Стоит заговорить с кем-нибудь в Лопшеньге про медведя, и вам расскажут уйму медвежьих историй. Это здесь, так сказать, профилирующая тема для досужих разговоров. Однажды михаил иванович (я пишу имя и отчество с маленькой буквы, поскольку разбойник остался неопознанным) укатил бочку с салом чуть ли не до самой берлоги. Его тезка унес морского зайца, лахтака, то есть нерпу. Моя хозяйка Анна Федоровна рассказала про то, как мужикам в сеть попалась утельга, не в сезон. Что с ней поделать? Свезли на берег и бросили.
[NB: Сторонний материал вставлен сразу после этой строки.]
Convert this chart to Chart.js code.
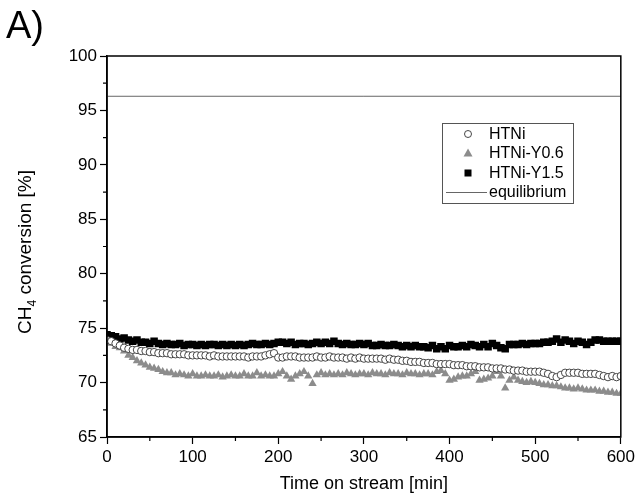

Потом как-то идут по лесу, далеко от моря, и видят – что-то большое белеется (тюлениху-мать еще зовут белесницей). Оказалось, та самая утельга. Ну да, конечно, медведь унес. Какой бы из него получился отменный переносчик грузов, если бы научить...

А то еще было, списали консервы, заактировали. На складе они хранились, у моря. Здесь все склады, амбары – у моря. Вырыли яму – и похоронили заактированные консервы, благо рыть легко: пески. Михаил иванович, конечное дело, озаботился, не потерпел такой человеческой нерачительности: сгубили добро. Ночью все раскопал, банки раскусил, ушел домой сытым.

Еще рассказала мне баба Нюша о зверобойке. Уходят на промысел бельков в конце февраля, возвращаются к восьмому марта. Так нынче: промысловых мужиков увозят на вертолете прямо в «кожу». «Кожа» – это льдина-лежбище белесниц с бельками. Прежде уходили на карбазах в феврале, возвращались только к маю.

У бельков самая дорогая шкура, их палками бьют: У белесниц – сало. Сальные туши белесниц не тонут, их тянут на плаву за карбазами.

Сегодня воскресный день, пасмурный, без ветра, с дождем. Всю неделю ветер менялся, то с севера заходил – это морянка; при морянке не берет никакая рыба. Налетал с юго-запада шелоник (шалоник) – на море разбойник. Дуло то с юга, то с запада, то с востока. Восходило солнце, прямо из лона вод, против моего окошка, обещало впереди целый день жизни, особенной, поморской, ни на какую другую не похожей.